Reencontrei o professor sisudo, já então mestre da USP, no inesquecível show do Free Jazz 1998, no Jockey Club, SP. Aí, nada de futurismos e virtualismos: satirizam a si mesmos, “men-machine” vestidos de neon, e pilotando engenhocas saídas dos gibis do professor Pardal. Humor alemão, assim como o sarro sutil tirado dos franceses (ocupados pela Alemanha na segunda guerra) em “Tour de France”. Ou a versão em ritmo de “cumbia” para os hits do Kraft, pelo Señor Coconut, cognome de outro alemão “techno”, Uwe Schmidt.


Ponto pacífico, lugar comum: são os Beatles da música eletrônica.
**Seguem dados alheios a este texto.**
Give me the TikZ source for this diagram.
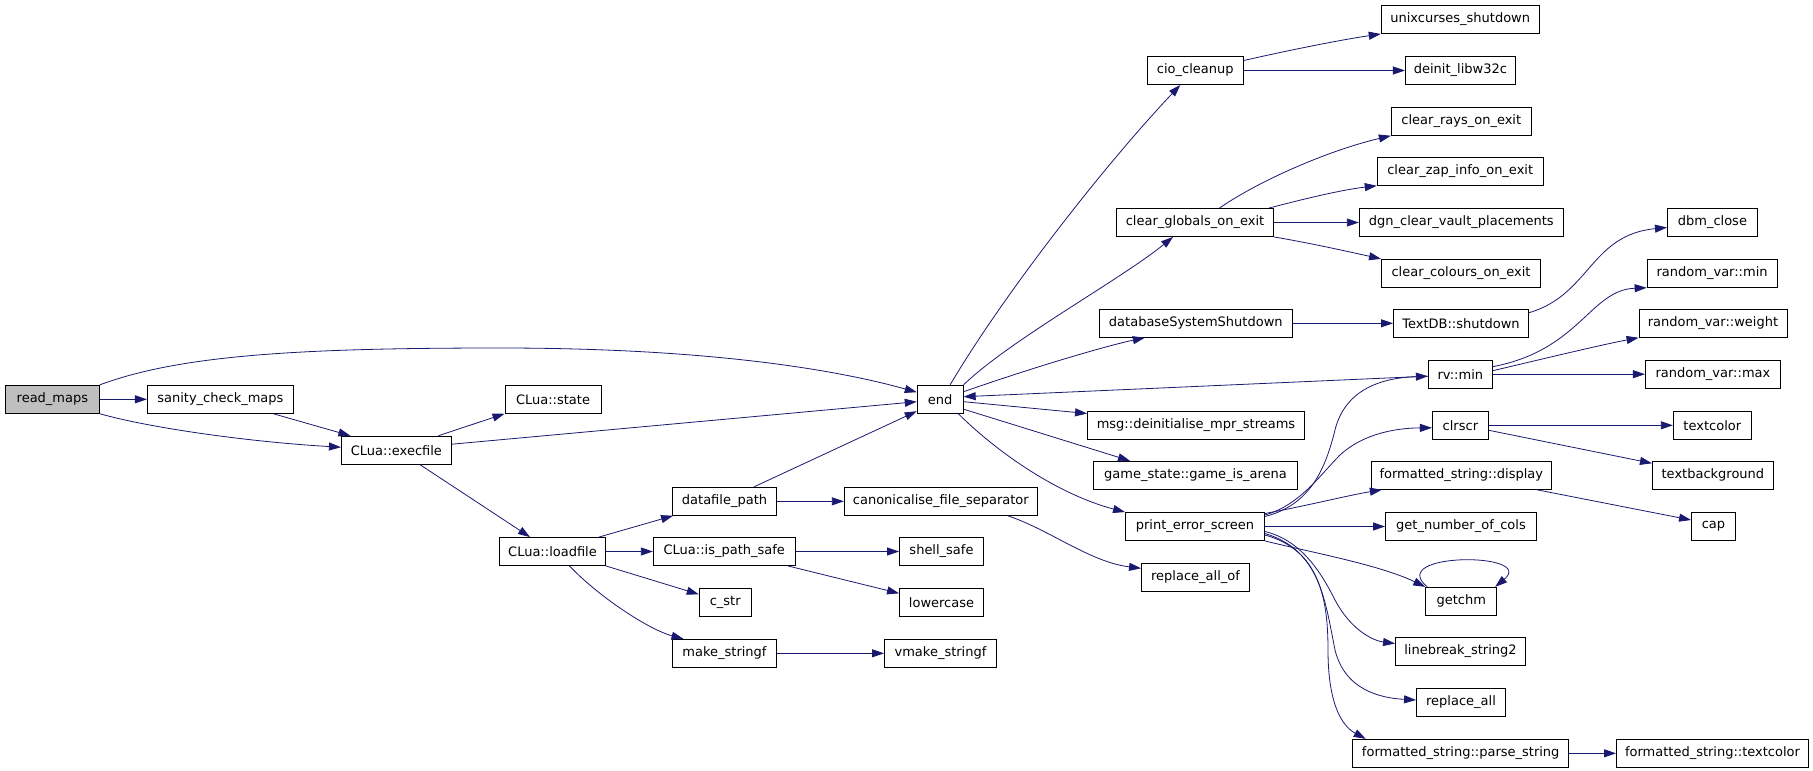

Melhor analogia seria: são o mesmo que Hitchcock foi para o cinema. E não só por conta da influência, mas também pela abordagem estética: exploração máxima dos recursos, hábil condução do tempo em prol da clareza e intensidade da narrativa, seja cinematográfica ou musical. No fim, Zeca, até o Bowie bebeu da fonte.